Questo spazio oggi è limitato.
C’è l’occhio vigile e preoccupato dei genitori, veicolato dall’applicazione dello smartphone che localizza la posizione del figlio, c’è l’ansia che prenda buoni voti, il controllo del profilo di Facebook, che sia bravo nel suo sport preferito e così via.
C’ è una difficoltà da parte dei genitori a lasciare che il figlio impari ad assumersi le responsabilità delle proprie azioni. “Se non sto col dito puntato non fa i compiti”. Talvolta è lo stesso genitori a farli al posto del figlio, per evitare la “brutta figura”: conta di più arrivare a scuola coi compiti fatti, che l’apprendimento del figlio.
Ci sono genitori che si sentono rimproverati dagli insegnanti. Come se i brutti voti o le note di condotta del figlio si incastonassero come un marchio negativo sulla loro pelle. Come se i figli fossero prolungamenti dei genitori. In pratica, come se non ci fosse una separazione.
Crescere significa separarsi. Ogni atto di crescita implica una separazione. Forse oggi più che mai separarsi risulta un passo difficile.
Per i genitori in primis, di conseguenza per i figli. Bisogna prenderne atto senza giudizio, per poter trovare una distanza possibile e tollerabile da loro.
Se vogliamo il loro bene, aiutiamoli ad emanciparsi. Emanciparsi, come indica il termine stesso significa “liberare dalla patria potestas”.
Aiutiamoli a separarsi: non aspettiamo che sia la nostra morte a fargli vivere per la prima volta l’esperienza della separazione, quella reale.
Mi piace su questo tema richiamare le parole di Gibran sui figli.
“…e una donna che aveva al seno un bambino disse: parlaci dei figli. Ed egli rispose:
I vostri figli non sono figli vostri...
sono i figli e le figlie della forza stessa della Vita.
Nascono per mezzo di voi, ma non da voi.
Dimorano con voi, tuttavia non vi appartengono.
Potete dar loro il vostro amore, ma non le vostre idee.

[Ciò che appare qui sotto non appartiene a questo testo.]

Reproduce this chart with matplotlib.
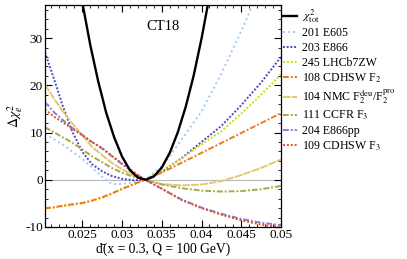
import matplotlib
matplotlib.use("Agg")
import matplotlib.pyplot as plt
from matplotlib.ticker import MultipleLocator

plt.rcParams.update({
    "font.family": ["Liberation Serif", "DejaVu Serif"],
    "mathtext.fontset": "stix",
    "axes.unicode_minus": False,
    "font.size": 10,
})

# d-bar values at which the experiment curves were read
dbar = [0.0203, 0.0215, 0.0225, 0.0237, 0.025, 0.0262, 0.0275, 0.0287, 0.030,
        0.0315, 0.0329, 0.035, 0.0375, 0.040, 0.0425, 0.045, 0.0475, 0.050]

e605 = [9.7, 8.5, 7.5, 6.0, 4.4, 2.6, 0.6, -0.9, -0.9, -0.5, 0.0, 2.8, 8.5, 14.5, 22.5, 31.5, 41.0, 51.0]
e866 = [27.0, 21.0, 15.8, 10.3, 5.9, 3.3, 1.8, 0.8, 0.2, -0.1, 0.0, 1.7, 4.6, 8.0, 11.4, 15.8, 20.6, 26.0]
lhcb = [-6.1, -5.9, -5.6, -5.3, -5.0, -4.5, -3.8, -3.0, -2.0, -1.0, 0.0, 1.9, 4.5, 7.5, 10.3, 14.0, 18.0, 22.3]
cdhsw_f2 = [-6.0, -5.8, -5.5, -5.2, -4.9, -4.4, -3.7, -2.9, -1.9, -0.9, 0.0, 1.5, 3.6, 5.7, 7.8, 9.9, 12.0, 14.1]
nmc = [20.2, 17.0, 14.6, 12.0, 9.4, 7.0, 5.2, 3.6, 2.2, 0.9, 0.0, -0.9, -1.2, -1.0, -0.3, 1.0, 2.5, 4.3]
ccfr_f3 = [11.1, 10.0, 9.0, 7.9, 6.4, 5.0, 3.7, 2.5, 1.5, 0.6, 0.0, -1.0, -1.8, -2.3, -2.5, -2.4, -2.0, -1.3]
e866pp = [16.4, 14.2, 12.7, 11.0, 9.5, 8.0, 6.6, 5.0, 3.3, 1.5, 0.0, -1.9, -4.2, -5.9, -7.2, -8.3, -9.1, -9.6]
cdhsw_f3 = [14.9, 13.3, 12.2, 10.8, 9.4, 8.0, 6.7, 5.1, 3.4, 1.6, 0.0, -1.9, -4.3, -6.0, -7.4, -8.6, -9.5, -10.1]

# total chi2 curve
dbar_tot = [0.025, 0.026, 0.027, 0.028, 0.029, 0.030, 0.031, 0.032, 0.033,
            0.034, 0.035, 0.036, 0.037, 0.038, 0.039, 0.040, 0.041]
chi2_tot = [37.5, 28.5, 20.8, 14.2, 9.0, 4.9, 2.0, 0.45, 0.0,
            0.7, 2.6, 5.7, 10.0, 15.4, 22.0, 29.9, 38.9]

series = [
    ("201 E605", e605, "#9ecbf5", (0, (1.0, 1.6))),
    ("203 E866", e866, "#4a4ac0", (0, (1.0, 0.9))),
    ("245 LHCb7ZW", lhcb, "#d9d900", (0, (1.0, 1.0))),
    ("108 CDHSW F$_2$", cdhsw_f2, "#f07a1a", (0, (3.0, 1.0, 1.0, 1.0))),
    ("104 NMC F$_2^{\\rm deu}$/F$_2^{\\rm pro}$", nmc, "#e2c870", (0, (4.0, 0.6))),
    ("111 CCFR F$_3$", ccfr_f3, "#a8a848", (0, (3.0, 1.0, 1.0, 1.0))),
    ("204 E866pp", e866pp, "#8080d8", (0, (3.0, 1.0, 1.0, 1.0))),
    ("109 CDHSW F$_3$", cdhsw_f3, "#e8501e", (0, (1.0, 1.0))),
]

fig = plt.figure(figsize=(4.07, 2.59), dpi=100)
ax = fig.add_axes([0.1106, 0.1236, 0.5798, 0.857])

ax.axhline(0, color="#b8b8b8", linewidth=0.8, zorder=1)
ax.plot(dbar_tot, chi2_tot, color="black", linewidth=1.7, label="$\\chi^2_{\\rm tot}$", zorder=5)
for label, values, color, dash in series:
    ax.plot(dbar, values, color=color, linestyle=dash, linewidth=1.4, label=label)

ax.set_xlim(0.0203, 0.050)
ax.set_ylim(-10, 37)
ax.set_xticks([0.025, 0.03, 0.035, 0.04, 0.045, 0.05])
ax.set_xticklabels(["0.025", "0.03", "0.035", "0.04", "0.045", "0.05"])
ax.set_yticks([-10, 0, 10, 20, 30])
ax.xaxis.set_minor_locator(MultipleLocator(0.001))
ax.yaxis.set_minor_locator(MultipleLocator(2))
ax.tick_params(which="both", direction="in", top=True, right=True, labelsize=9.5, pad=1.5)
ax.tick_params(which="major", length=5, width=0.8)
ax.tick_params(which="minor", length=2.5, width=0.6)
for spine in ax.spines.values():
    spine.set_linewidth(0.9)

ax.set_xlabel("d\u0304(x = 0.3, Q = 100 GeV)", fontsize=9.8, va="center")
ax.xaxis.set_label_coords(0.5, -0.1)
ax.set_ylabel("$\\Delta\\chi^2_e$", fontsize=10, labelpad=0)
ax.text(0.5, 0.905, "CT18", transform=ax.transAxes, ha="center", va="center", fontsize=10.5)

ax.legend(loc="upper left", bbox_to_anchor=(1.0, 1.0), frameon=False, fontsize=8.6,
          handlelength=1.1, handletextpad=0.5, labelspacing=0.22, borderaxespad=0.0,
          borderpad=0.2)

fig.savefig("out.png", dpi=100)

Potete dare una casa al loro corpo, ma non alla loro anima, perché la loro anima abita la casa dell'avvenire che voi non potete visitare nemmeno nei vostri sogni.
Potete sforzarvi di tenere il loro passo, ma non pretendere di renderli simili a voi, perché la vita non torna indietro, né può fermarsi a ieri.
Voi siete l'arco dal quale, come frecce vive, i vostri figli sono lanciati in avanti.
L'Arciere mira al bersaglio sul sentiero dell'infinito e vi tiene tesi con tutto il suo vigore affinché le sue frecce possano andare veloci e lontane.
Lasciatevi tendere con gioia nelle mani dell'Arciere, poiché egli ama in egual misura e le frecce che volano e l'arco che rimane saldo.